Faith (Emunah)
When Tragedy Strikes: Faith, Unity, and the Jewish Response
A powerful reflection on suffering, spiritual awakening, and how faith, unity, and personal responsibility shape protection, healing, and redemption in times of crisis
- Gilad Shmueli
- |Updated
(Photo: Shutterstock)We grew up on the painful history of the Jewish people — stories preserved in books, testimonies carried by those who witnessed what no human being should ever see. The Holocaust, we believed, belonged to another era. To history.
And then, suddenly, it didn’t. Once again, the heart of the Jewish people is bleeding.
From that place of rupture, questions rise. Eyes filled with tears turn upward, searching for meaning. We pause, breathe deeply, and begin to ask: What now?
Turning to the Eternal Source
The answers are not new. They have always been there, within the Tanach, the Book of all books. Not as distant history, but as a living voice that speaks directly into the present.
Three thousand years ago, King David and the people of Ziklag returned from battle to find their city destroyed, their homes burned, their families taken captive. It was devastation in its purest form.
Their immediate response was not composed reflection, but anguish and blame. They turned against their leader. They were shattered, desperate, and enraged. They even contemplated killing David.
It was a moment of profound darkness and hester panim, the concealment of God’s presence. They wept until there was no strength left.
And then came the turning point, expressed in just four words: “And David strengthened himself in the Lord his God” (Shmuel I, 30:6).
Before strategy, before action, and before response, there was inner strengthening. There was faith. Only afterward did David act with success.
The Sages reveal a critical truth: without that inner strengthening, the victory would not have come. Faith was not a side element, but the decisive factor.
The Hidden Shield: Unity and Division
In the very next chapter, we encounter a stark contrast. King Shaul and the people of Israel go to war, and suffer a devastating defeat. Shaul and his sons fall, and the nation is struck with loss.
Why?
The Midrash offers a piercing answer: internal division. There was slander, suspicion, betrayal. People informed on one another, and there was no unity.
And yet, in another generation — the generation of King Achav, despite deep spiritual flaws, they were victorious in war. Why? Because they were united.

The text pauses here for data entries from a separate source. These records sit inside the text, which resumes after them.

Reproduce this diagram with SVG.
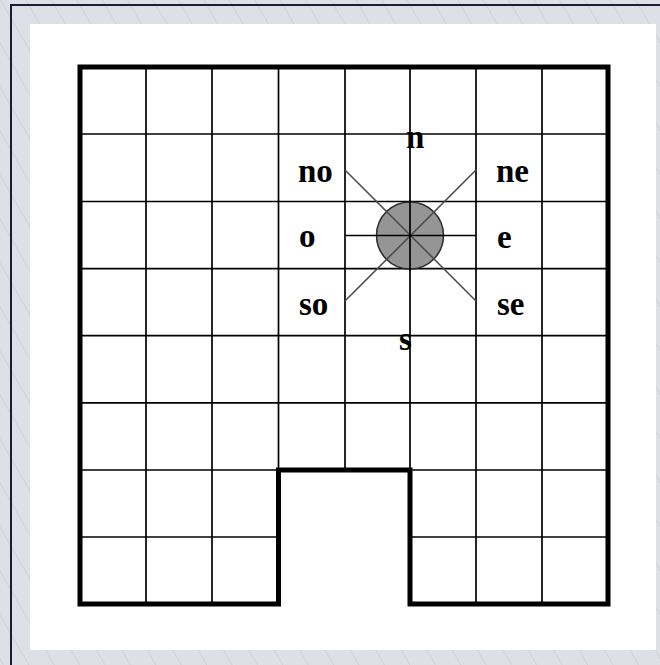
<svg xmlns="http://www.w3.org/2000/svg" width="660" height="665" viewBox="0 0 660 665">
  <defs>
    <pattern id="hatch" patternUnits="userSpaceOnUse" width="22" height="22" patternTransform="rotate(-30)">
      <rect width="22" height="22" fill="#dde0e6"/>
      <line x1="0" y1="0" x2="0" y2="22" stroke="#c6cad2" stroke-width="1.2"/>
    </pattern>
  </defs>
  <style>
    .thin { stroke: #000; stroke-width: 1.7; fill: none; }
    .thick { stroke: #000; stroke-width: 5; fill: none; stroke-linejoin: miter; }
    .diag { stroke: #4a4a4a; stroke-width: 1.5; }
    .lbl { font-family: "Liberation Serif", "Times New Roman", serif; font-weight: bold; font-size: 33px; fill: #000; }
  </style>

  <g id="background">
    <rect x="0" y="0" width="660" height="665" fill="url(#hatch)"/>
    <path d="M11,665 V5 H660" fill="none" stroke="#1c1c38" stroke-width="2"/>
    <rect x="30" y="24" width="626" height="626" fill="#ffffff"/>
  </g>

  <g id="grid">
    <line class="thin" x1="146" y1="67" x2="146" y2="604"/>
    <line class="thin" x1="212" y1="67" x2="212" y2="604"/>
    <line class="thin" x1="278.5" y1="67" x2="278.5" y2="470"/>
    <line class="thin" x1="345" y1="67" x2="345" y2="470"/>
    <line class="thin" x1="410" y1="67" x2="410" y2="470"/>
    <line class="thin" x1="476" y1="67" x2="476" y2="604"/>
    <line class="thin" x1="542" y1="67" x2="542" y2="604"/>
    <line class="thin" x1="80" y1="134" x2="608" y2="134"/>
    <line class="thin" x1="80" y1="201.5" x2="608" y2="201.5"/>
    <line class="thin" x1="80" y1="268.7" x2="608" y2="268.7"/>
    <line class="thin" x1="80" y1="335.7" x2="608" y2="335.7"/>
    <line class="thin" x1="80" y1="402.8" x2="608" y2="402.8"/>
    <line class="thin" x1="80" y1="470" x2="278.5" y2="470"/>
    <line class="thin" x1="410" y1="470" x2="608" y2="470"/>
    <line class="thin" x1="80" y1="537" x2="278.5" y2="537"/>
    <line class="thin" x1="410" y1="537" x2="608" y2="537"/>
    <path class="thick" d="M80,67 H608 V604 H410 V470 H278.5 V604 H80 Z"/>
  </g>

  <g id="robot">
    <circle cx="410" cy="235.5" r="33.5" fill="#959595" stroke="#2a2a2a" stroke-width="1.5"/>
  </g>

  <g id="connectors">
    <line class="diag" x1="345" y1="170" x2="476" y2="301"/>
    <line class="diag" x1="476" y1="170" x2="345" y2="301"/>
    <line class="thin" x1="345" y1="235.5" x2="476" y2="235.5"/>
    <line class="thin" x1="410" y1="200" x2="410" y2="271"/>
  </g>

  <g id="labels">
    <text class="lbl" x="406" y="148">n</text>
    <text class="lbl" x="298" y="181.5">no</text>
    <text class="lbl" x="496" y="181.5">ne</text>
    <text class="lbl" x="299" y="247">o</text>
    <text class="lbl" x="497" y="247.5">e</text>
    <text class="lbl" x="299" y="315">so</text>
    <text class="lbl" x="497" y="315">se</text>
    <text class="lbl" x="399" y="350">s</text>
  </g>
</svg>
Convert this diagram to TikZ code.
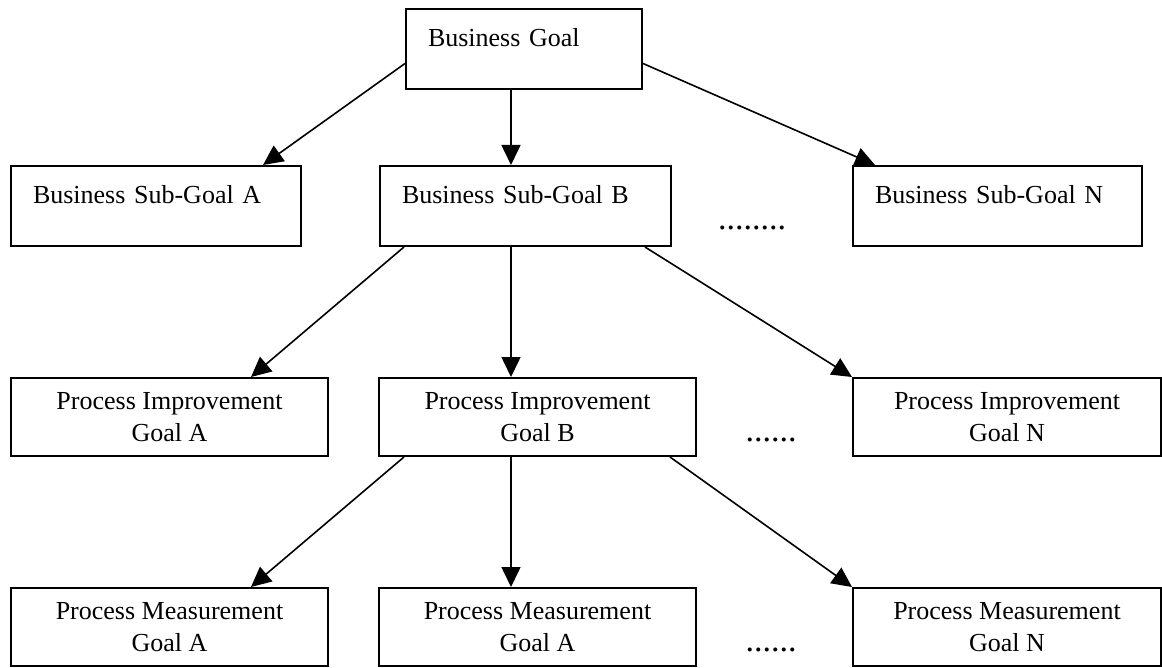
\documentclass[tikz,border=0pt]{standalone}
\usepackage{fontspec}
\setmainfont{Liberation Serif}
\usetikzlibrary{arrows.meta}

\begin{document}
\begin{tikzpicture}[x=0.5pt,y=-0.5pt,>={Triangle[length=10pt,width=9.5pt]},
  font=\fontsize{13pt}{16pt}\selectfont,
  subgoal/.style={draw,line width=1pt,anchor=north west,align=left,inner xsep=11pt,inner ysep=0pt,text height=19pt,text depth=21pt,text width=#1},
  procgoal/.style={draw,line width=1pt,anchor=north west,align=center,inner sep=0pt,minimum width=#1,minimum height=39pt},
  more/.style={anchor=base,font=\fontsize{17pt}{20pt}\selectfont},
  link/.style={->,line width=0.8pt}]
\useasboundingbox (0,0) rectangle (1162,668);
% business goals
\node[subgoal=96pt] (bg) at (405,8) {Business Goal};
\node[subgoal=123pt] (sga) at (10,165) {Business Sub-Goal A};
\node[subgoal=123.5pt] (sgb) at (379,165) {Business Sub-Goal B};
\node[subgoal=122.5pt] (sgn) at (852,165) {Business Sub-Goal N};
\node[more] (dotsg) at (752,230) {........};
% improvement goals
\node[procgoal=158.5pt] (pia) at (10,377) {Process Improvement\\Goal A};
\node[procgoal=158.5pt] (pib) at (378,377) {Process Improvement\\Goal B};
\node[procgoal=154pt] (pin) at (852,377) {Process Improvement\\Goal N};
\node[more] (dotsi) at (771,441) {......};
% measurement goals
\node[procgoal=158.5pt] (pma) at (10,587) {Process Measurement\\Goal A};
\node[procgoal=158.5pt] (pmb) at (378,587) {Process Measurement\\Goal A};
\node[procgoal=154pt] (pmn) at (852,587) {Process Measurement\\Goal N};
\node[more] (dotsm) at (771,651) {......};
% links
\draw[link] ([yshift=-7.25pt]bg.west) -- ([xshift=-19.5pt]sga.north east);
\draw[link] ([xshift=-6.5pt]bg.south) -- ([xshift=-6.5pt]bg.south |- sgb.north);
\draw[link] ([yshift=-7.25pt]bg.east) -- ([xshift=11.5pt]sgn.north west);
\draw[link] ([xshift=12.5pt]sgb.south west) -- ([xshift=-39pt]pia.north east);
\draw[link] ([xshift=-7.25pt]sgb.south) -- ([xshift=-7.25pt]sgb.south |- pib.north);
\draw[link] ([xshift=-13.5pt]sgb.south east) -- (pin.north west);
\draw[link] ([xshift=13pt]pib.south west) -- ([xshift=-39pt]pma.north east);
\draw[link] ([xshift=-13.25pt]pib.south) -- ([xshift=-13.25pt]pib.south |- pmb.north);
\draw[link] ([xshift=-13.5pt]pib.south east) -- (pmn.north west);
\end{tikzpicture}
\end{document}
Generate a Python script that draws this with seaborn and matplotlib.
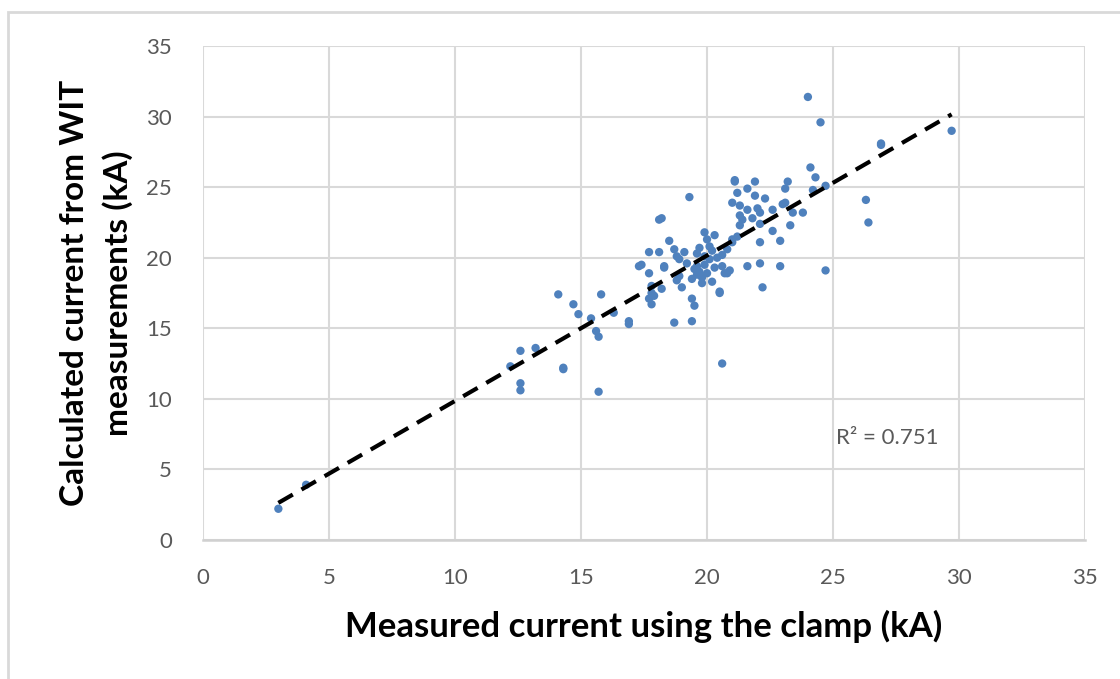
import numpy as np
import pandas as pd
import matplotlib
matplotlib.use("Agg")
import matplotlib.pyplot as plt
import seaborn as sns
from matplotlib.patches import Rectangle

measured = [3.0, 4.1, 12.2, 12.6, 12.6, 12.6, 13.2, 14.3, 14.3, 14.1, 14.7, 14.9, 15.4, 15.6, 15.7,
            15.7, 15.8, 16.3, 16.9, 16.9, 17.3, 17.4, 17.7, 17.7, 17.8, 17.8, 17.7, 17.8, 18.1, 18.1,
            18.2, 18.2, 18.3, 18.3, 18.5, 18.7, 18.8, 18.8, 18.7, 18.9, 18.9, 19.0, 19.1, 19.3, 19.4,
            19.4, 19.5, 19.4, 19.5, 19.6, 19.6, 19.7, 19.7, 19.8, 19.8, 19.9, 19.9, 20.0, 20.1, 20.1,
            20.2, 20.3, 20.3, 20.5, 20.5, 20.6, 20.6, 20.6, 20.7, 20.8, 20.8, 20.9, 21.0, 21.0, 21.0,
            21.1, 21.1, 21.2, 21.2, 21.3, 21.3, 21.3, 21.4, 21.6, 21.6, 21.6, 21.8, 21.9, 21.9, 22.0,
            22.1, 22.1, 22.1, 22.1, 22.2, 22.3, 22.6, 22.6, 22.9, 22.9, 23.0, 23.1, 23.1, 23.2, 23.3,
            23.4, 23.8, 24.0, 24.1, 24.2, 24.3, 24.5, 24.7, 24.7, 26.3, 26.4, 26.9, 26.9, 29.7,
            19.2, 19.9, 20.2, 20.4, 19.6, 20.0, 17.9]
calculated = [2.2, 3.9, 12.3, 11.1, 10.6, 13.4, 13.6, 12.2, 12.1, 17.4, 16.7, 16.0, 15.7, 14.8, 14.4,
              10.5, 17.4, 16.1, 15.5, 15.3, 19.4, 19.5, 18.9, 20.4, 18.0, 17.5, 17.1, 16.7, 20.4, 22.7,
              22.8, 17.8, 19.4, 19.3, 21.2, 20.6, 20.1, 18.4, 15.4, 19.9, 18.7, 17.9, 20.4, 24.3, 17.1,
              15.5, 16.6, 18.5, 19.2, 20.3, 18.8, 20.7, 19.0, 18.2, 18.6, 21.8, 19.5, 21.3, 20.8, 19.9,
              18.3, 21.6, 19.3, 17.5, 17.6, 20.2, 19.4, 12.5, 18.9, 20.6, 18.9, 19.1, 23.9, 21.3, 21.1,
              25.5, 25.4, 24.6, 21.5, 23.7, 23.0, 22.3, 22.7, 24.9, 23.4, 19.4, 22.8, 25.4, 24.4, 23.5,
              23.2, 22.4, 21.1, 19.6, 17.9, 24.2, 23.4, 21.9, 21.2, 19.4, 23.8, 23.9, 24.9, 25.4, 22.3,
              23.2, 23.2, 31.4, 26.4, 24.8, 25.7, 29.6, 25.1, 19.1, 24.1, 22.5, 28.1, 28.0, 29.0,
              19.6, 20.1, 20.5, 20.0, 19.4, 18.9, 17.3]
ticks = [0, 5, 10, 15, 20, 25, 30, 35]
r2_label = "R² = 0.751"
x_label = "Measured current using the clamp (kA)"
y_label = "Calculated current from WIT\nmeasurements (kA)"

df = pd.DataFrame({"measured": measured, "calculated": calculated})

sns.set_theme(style="white")
plt.rcParams['font.family'] = ['Lato', 'DejaVu Sans']

fig = plt.figure(figsize=(11.2, 6.79), dpi=100)
ax = fig.add_axes([0.181, 0.205, 0.788, 0.727])

sns.regplot(data=df, x="measured", y="calculated", ax=ax, ci=None, truncate=True,
            scatter_kws=dict(s=36, color="#4F81BD", edgecolor="none", alpha=1, zorder=3),
            line_kws=dict(color="black", linestyle=(0, (4, 2.4)), linewidth=3, zorder=4))

ax.set_xlim(0, 35)
ax.set_ylim(0, 35)
ax.set_xticks(ticks)
ax.set_yticks(ticks)
ax.grid(True, color="#d9d9d9", linewidth=1.5)
ax.set_axisbelow(True)
for s in ["top", "right", "left"]:
    ax.spines[s].set_visible(False)
ax.spines["bottom"].set_color("#d0d0d0")
ax.spines["bottom"].set_linewidth(1.8)
ax.tick_params(axis="both", length=0, labelsize=16, labelcolor="#595959")
ax.tick_params(axis="x", pad=20)
ax.tick_params(axis="y", pad=22)

ax.set_xlabel(x_label, fontsize=25, fontweight="bold", color="black", labelpad=16)
ax.set_ylabel(y_label, fontsize=24, fontweight="bold", color="black", labelpad=10, linespacing=1.5)

ax.text(25.1, 7.2, r2_label, fontsize=16, color="#595959", ha="left", va="center")

fig.patches.append(Rectangle((0.007, -0.05), 1.05, 1.032, transform=fig.transFigure,
                             fill=False, edgecolor="#d9d9d9", linewidth=2))

fig.savefig("out.png", dpi=100)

The conclusion is both simple and unsettling: When there is unity among the Jewish people, there is protection, even when spiritual levels are imperfect. When there is division however, that protection is removed.
Unity is not merely a value — it is a shield.
The Danger of Calling It “Chance”
The Torah, in Parashat Bechukotai, warns against the mindset of viewing events as random, or coincidence.
When tragedy is explained only through surface causes such as military failure, political miscalculation, and historical patterns, while ignoring any deeper dimension, something essential is lost.
This is not a denial of practical reality. It is a warning against spiritual blindness.
When we reduce everything to “chance,” we remain trapped in the very patterns that led to the crisis. The result is not neutrality, but repetition.
The Rambam’s Call: Do Not Remain Passive
Maimonides writes that in times of crisis, there is a commandment to cry out, to awaken, and to recognize that events carry meaning.
When people respond with reflection, prayer, and change, they open the possibility for healing. When however they dismiss events as coincidence, the Rambam calls this cruelty. Not because it is harsh, but because it allows suffering to continue unchallenged.
Ignoring the deeper dimension does not protect us from pain. It ensures its return.
Suffering as a Wake-Up Call
Suffering is not presented in Jewish thought as revenge. It is a call, and a disruption intended to awaken.
The Or HaChaim explains that hardship is intended to stir a sleeping heart, and to push a person toward clarity and growth. When that call is ignored, the consequences can intensify.
This is not about fear. It is about responsibility.
The Personal Dimension
Each person is asked to pause and consider:
Where am I standing?
What in my life requires correction or strengthening?
How do I speak about others — especially those different from me?
Do I relate to fellow Jews as competitors, categories, or as family?
Is my conduct aligned with the values I claim to hold?
Change does not begin with others. It begins here.
What Truly Protects
There is no single external solution that guarantees safety. What the tradition consistently emphasizes is internal:
Strengthening faith
Cultivating unity
Practicing love and respect
Engaging in honest self-reflection
Choosing growth over complacency
These are not abstract ideals, but are presented as the conditions that shape reality itself. They are, in the deepest sense, protection.
In moments of crisis, the instinct is often to look outward, for explanations, for solutions, or for control. The tradition gently redirects that gaze inward and upward, not as an escape from reality, but as a deeper engagement with it.
Ultimately, the path forward is not only determined by what happens around us, but by what changes within us.